Where the left side is the resource expenditure to legally immigrate ($5000 and a couple years) and the right side is the $100 to hop La Bestia for a couple days.

Maybe we should change that.

A handful of Cartel members are standing at the station, waiting for La Bestia and shaking wannabe passengers down.  Suddenly, instead of a cargo train, a pair of modified MRAPs hooked back to back appear.  The front one has a minesweeping device.  Both have an extremely hacked-off machine gunner on top who has been riding without air conditioning for the last 50 miles.  Anyone toting a gun and gang colors is immediately shot.  The vehicles disgorge a dozen US infantrymen who are only slightly less cranky than the gunners, because while the A/C works, it's still pretty cramped.  They set up a perimeter and frisk people down before the train appears.

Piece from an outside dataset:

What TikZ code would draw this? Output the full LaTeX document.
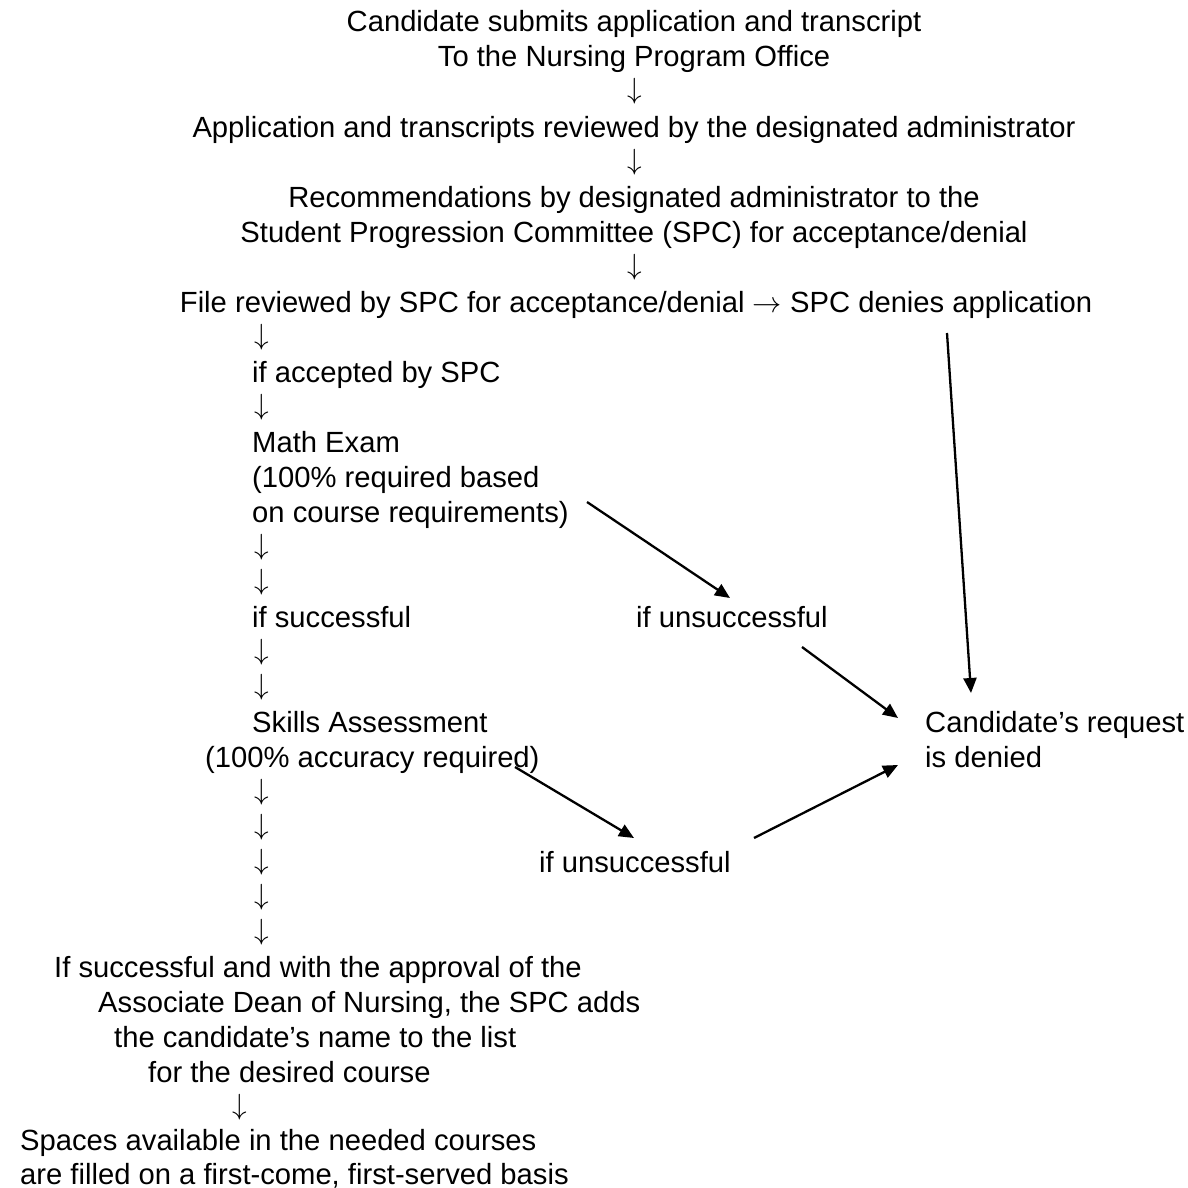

The train pulls up and opens it's doors.  The passengers one by one get fingerprinted, entering them into the system that they will be using for the next several days.  Once the car is full, the doors close. 

This is horribly inefficient, so after the train pulls off, a smaller train appears that offloads 4 regular MRAP's, 1 Bradley Engineering Squad vehicle, and a few pallets of materials.  They begin work on a small-but-hardened command post that will be used to pre-screen future passengers.  Once the immigration outpost is built, the ESV gets loaded back up on the next train.  The MRAP's stay because the cartels are gonna be pissed about losing their mule train, and because we have so many of the damn things we're giving them away to anyone who signs a 1033.  The troops will be rotated each time the train pulls in.

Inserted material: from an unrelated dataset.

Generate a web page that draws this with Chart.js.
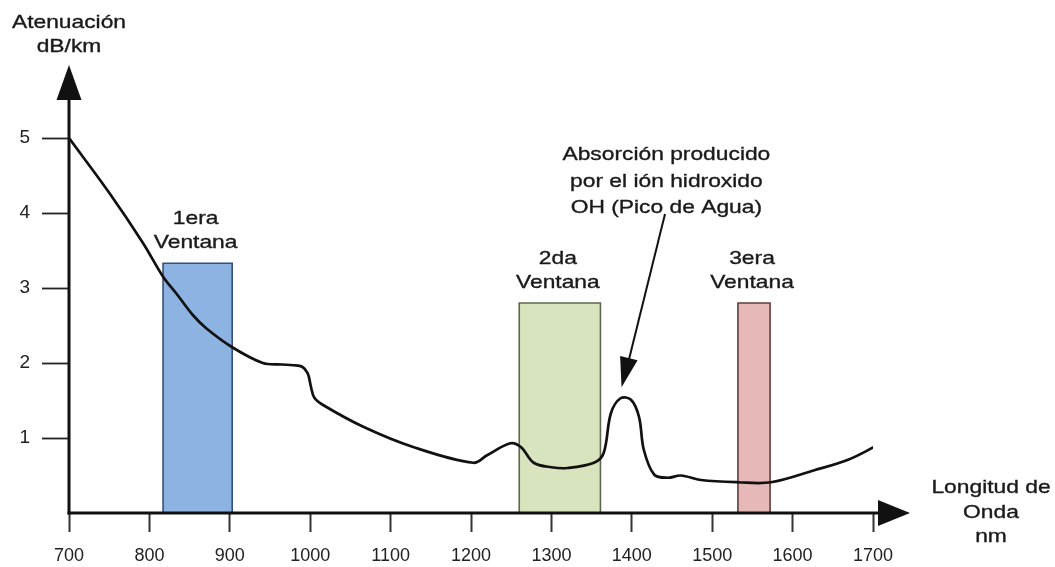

The train starts off and the passengers go through the next car, a medical screening car where they get quick tests for IV/Hep/TB/R&R/Polio/lice/scabies/everything-else-communicable by all those Navy Corpsman who seem to end up getting all the cool humanitarian details.  Those who pass get immunizations.  Those who flunk are treated/decontaminated/quarantined.

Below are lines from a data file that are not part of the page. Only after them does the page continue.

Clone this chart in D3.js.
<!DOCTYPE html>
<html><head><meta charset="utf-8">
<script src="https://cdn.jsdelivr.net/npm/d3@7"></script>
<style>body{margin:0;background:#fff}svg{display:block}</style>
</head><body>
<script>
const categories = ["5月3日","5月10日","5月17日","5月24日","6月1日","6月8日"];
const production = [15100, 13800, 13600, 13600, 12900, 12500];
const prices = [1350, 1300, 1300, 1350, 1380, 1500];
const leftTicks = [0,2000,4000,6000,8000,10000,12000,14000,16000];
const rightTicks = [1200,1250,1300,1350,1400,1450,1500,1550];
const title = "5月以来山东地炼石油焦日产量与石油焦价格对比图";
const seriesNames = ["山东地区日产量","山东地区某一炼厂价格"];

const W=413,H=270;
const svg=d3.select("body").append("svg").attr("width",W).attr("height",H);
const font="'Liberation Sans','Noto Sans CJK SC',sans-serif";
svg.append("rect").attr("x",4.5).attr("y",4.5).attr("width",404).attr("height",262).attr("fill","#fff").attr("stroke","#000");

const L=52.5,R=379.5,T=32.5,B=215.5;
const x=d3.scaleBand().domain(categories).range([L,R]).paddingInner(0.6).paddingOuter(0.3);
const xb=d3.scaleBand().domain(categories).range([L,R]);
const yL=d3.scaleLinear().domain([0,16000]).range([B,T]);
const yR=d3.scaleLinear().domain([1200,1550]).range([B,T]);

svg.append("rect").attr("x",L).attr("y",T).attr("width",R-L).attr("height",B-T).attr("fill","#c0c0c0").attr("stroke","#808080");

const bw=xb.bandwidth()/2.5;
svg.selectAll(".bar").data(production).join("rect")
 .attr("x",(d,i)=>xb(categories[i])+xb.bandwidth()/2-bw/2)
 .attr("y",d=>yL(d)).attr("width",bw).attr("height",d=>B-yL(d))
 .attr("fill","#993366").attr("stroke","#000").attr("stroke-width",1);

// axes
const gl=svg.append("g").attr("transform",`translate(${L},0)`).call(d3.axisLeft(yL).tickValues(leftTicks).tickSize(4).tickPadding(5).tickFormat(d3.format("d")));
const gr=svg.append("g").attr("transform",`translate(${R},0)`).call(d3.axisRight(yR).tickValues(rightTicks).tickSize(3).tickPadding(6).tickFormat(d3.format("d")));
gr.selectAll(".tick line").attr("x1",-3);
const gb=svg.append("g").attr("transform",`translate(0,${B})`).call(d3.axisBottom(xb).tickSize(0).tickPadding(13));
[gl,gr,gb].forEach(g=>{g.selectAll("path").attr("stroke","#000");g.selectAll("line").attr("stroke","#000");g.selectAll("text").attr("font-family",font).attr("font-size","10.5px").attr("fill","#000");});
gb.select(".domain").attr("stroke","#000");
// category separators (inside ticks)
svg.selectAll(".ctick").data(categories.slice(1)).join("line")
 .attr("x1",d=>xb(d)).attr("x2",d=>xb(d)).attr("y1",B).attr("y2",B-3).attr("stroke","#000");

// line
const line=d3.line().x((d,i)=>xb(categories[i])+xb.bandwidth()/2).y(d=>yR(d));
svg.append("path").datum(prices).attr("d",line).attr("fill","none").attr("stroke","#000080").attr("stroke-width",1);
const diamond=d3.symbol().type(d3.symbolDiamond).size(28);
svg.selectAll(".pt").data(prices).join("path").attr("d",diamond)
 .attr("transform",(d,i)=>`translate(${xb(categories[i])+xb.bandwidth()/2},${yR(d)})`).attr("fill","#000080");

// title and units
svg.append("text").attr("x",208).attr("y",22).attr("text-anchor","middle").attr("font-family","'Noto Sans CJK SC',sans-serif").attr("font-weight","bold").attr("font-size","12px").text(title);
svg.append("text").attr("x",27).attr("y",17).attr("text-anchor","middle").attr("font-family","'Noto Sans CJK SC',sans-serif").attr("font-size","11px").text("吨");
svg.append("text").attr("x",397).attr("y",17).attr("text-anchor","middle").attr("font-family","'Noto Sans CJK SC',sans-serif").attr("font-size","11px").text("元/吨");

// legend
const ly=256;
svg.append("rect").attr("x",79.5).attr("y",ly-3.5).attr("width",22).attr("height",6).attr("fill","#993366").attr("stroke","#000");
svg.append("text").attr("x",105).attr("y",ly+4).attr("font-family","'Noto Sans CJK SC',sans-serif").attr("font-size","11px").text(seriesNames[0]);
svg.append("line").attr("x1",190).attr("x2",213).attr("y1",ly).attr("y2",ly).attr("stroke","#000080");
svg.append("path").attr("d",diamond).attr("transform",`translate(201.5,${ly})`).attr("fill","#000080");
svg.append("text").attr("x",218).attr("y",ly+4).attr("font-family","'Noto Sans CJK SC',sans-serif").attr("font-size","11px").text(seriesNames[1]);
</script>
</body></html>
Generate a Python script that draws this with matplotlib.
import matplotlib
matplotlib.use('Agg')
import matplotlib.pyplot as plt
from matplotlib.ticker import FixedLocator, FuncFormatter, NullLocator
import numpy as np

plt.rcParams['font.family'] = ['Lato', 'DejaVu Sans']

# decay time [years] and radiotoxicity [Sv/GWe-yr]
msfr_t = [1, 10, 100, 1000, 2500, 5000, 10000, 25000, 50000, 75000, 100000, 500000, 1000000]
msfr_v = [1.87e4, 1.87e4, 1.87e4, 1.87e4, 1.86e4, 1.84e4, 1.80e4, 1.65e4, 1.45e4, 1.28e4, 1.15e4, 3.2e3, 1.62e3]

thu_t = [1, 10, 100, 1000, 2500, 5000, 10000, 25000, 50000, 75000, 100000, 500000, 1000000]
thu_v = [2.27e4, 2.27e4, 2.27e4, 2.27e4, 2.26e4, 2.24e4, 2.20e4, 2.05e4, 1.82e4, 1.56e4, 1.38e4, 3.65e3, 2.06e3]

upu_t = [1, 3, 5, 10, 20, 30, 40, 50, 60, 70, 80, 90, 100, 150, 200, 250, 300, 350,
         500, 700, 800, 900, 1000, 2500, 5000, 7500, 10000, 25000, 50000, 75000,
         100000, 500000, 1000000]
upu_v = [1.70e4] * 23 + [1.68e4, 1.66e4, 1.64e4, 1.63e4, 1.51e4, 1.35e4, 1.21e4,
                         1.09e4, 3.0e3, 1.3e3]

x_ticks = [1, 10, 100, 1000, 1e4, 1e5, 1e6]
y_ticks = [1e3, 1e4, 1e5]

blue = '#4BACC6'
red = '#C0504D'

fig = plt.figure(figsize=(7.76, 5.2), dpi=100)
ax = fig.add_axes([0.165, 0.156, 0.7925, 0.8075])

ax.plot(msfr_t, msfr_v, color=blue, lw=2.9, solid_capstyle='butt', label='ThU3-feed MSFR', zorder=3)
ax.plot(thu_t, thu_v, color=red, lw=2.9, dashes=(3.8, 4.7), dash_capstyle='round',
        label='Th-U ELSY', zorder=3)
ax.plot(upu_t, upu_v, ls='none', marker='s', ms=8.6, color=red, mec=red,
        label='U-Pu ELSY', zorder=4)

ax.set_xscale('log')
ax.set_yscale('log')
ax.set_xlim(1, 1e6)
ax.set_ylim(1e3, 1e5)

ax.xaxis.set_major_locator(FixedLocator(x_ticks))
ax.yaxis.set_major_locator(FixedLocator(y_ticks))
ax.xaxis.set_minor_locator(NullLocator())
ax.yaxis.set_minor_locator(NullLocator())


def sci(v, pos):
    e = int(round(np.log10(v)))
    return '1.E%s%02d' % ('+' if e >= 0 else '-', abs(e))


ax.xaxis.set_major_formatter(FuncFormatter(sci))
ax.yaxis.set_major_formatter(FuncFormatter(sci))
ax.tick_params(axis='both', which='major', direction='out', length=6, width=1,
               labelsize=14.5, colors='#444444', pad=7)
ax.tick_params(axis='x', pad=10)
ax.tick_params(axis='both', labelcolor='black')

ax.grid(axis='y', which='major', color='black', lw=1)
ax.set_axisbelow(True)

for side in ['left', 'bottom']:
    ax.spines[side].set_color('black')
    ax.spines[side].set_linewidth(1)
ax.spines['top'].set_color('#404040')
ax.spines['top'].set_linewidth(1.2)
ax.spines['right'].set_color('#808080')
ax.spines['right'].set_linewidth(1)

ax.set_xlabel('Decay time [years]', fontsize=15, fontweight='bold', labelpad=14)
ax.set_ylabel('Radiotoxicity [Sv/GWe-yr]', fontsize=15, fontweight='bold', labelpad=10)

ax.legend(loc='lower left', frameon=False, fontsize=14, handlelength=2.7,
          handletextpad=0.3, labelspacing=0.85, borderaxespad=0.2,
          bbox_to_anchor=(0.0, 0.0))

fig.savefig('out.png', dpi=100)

Those who pass (and any who flunk but complete treatment by the end of the ride) go to the next station, a handy legal office that helps them get their paperwork started (which would, of course, be streamlined).

Next up, they go to the education cars.  First, an English screening station.  Those who flunk go to a comfy car where they start English lessons.  If they pass, they get screened for trade training/education.  If they know a trade (verified by a quick test), they go off to a comfy car for the rest of the trip.  If they don't, off they go to the Career Fair car to watch a few ads from various companies to see what interests them.

Once they get to the border, people who know a trade meet representatives from firms that need them.  Those who chose a career field get met by representatives from firms who are willing to train them.  Those who can't speak English well enough to enter training go to dorms where they get a crash course in it.  Those who are still quarantined go off to quarantined dorms to finish treatment before going to the English center or career center.

My inspiration here is a NatGeo article on Matvei Mudrov the Siberian hospital train.  I mean, they put a hospital on a train, can we not put a screening station?

We're frikkin' America!

Our non-governmental charitable giving is $335 billion a year!  If it costs $10 million a day to run these trains, we'd still only be scratching the surface of what Americans are willing to give.  How much would this really cost to run?  Heck, Warren Buffett, you already have the trains!  Especially if you lose the fight to keep the Keystone from coming through my town.

The US Military sends medical people around the world to vaccinate goats!  It's to build goodwill with those countries, apparently.  Wouldn't vaccinating people be a better use of resources?  Wouldn't giving people an alternative to having to give their daughters birth control so they won't get pregnant when (not if) they get raped build more goodwill?

Plenty of people talk about immigration reform, but until something is done to change the resource expenditure disparity between legal and illegal immigration, it will continue to be more cost-effective to risk the violence of illegal immigration.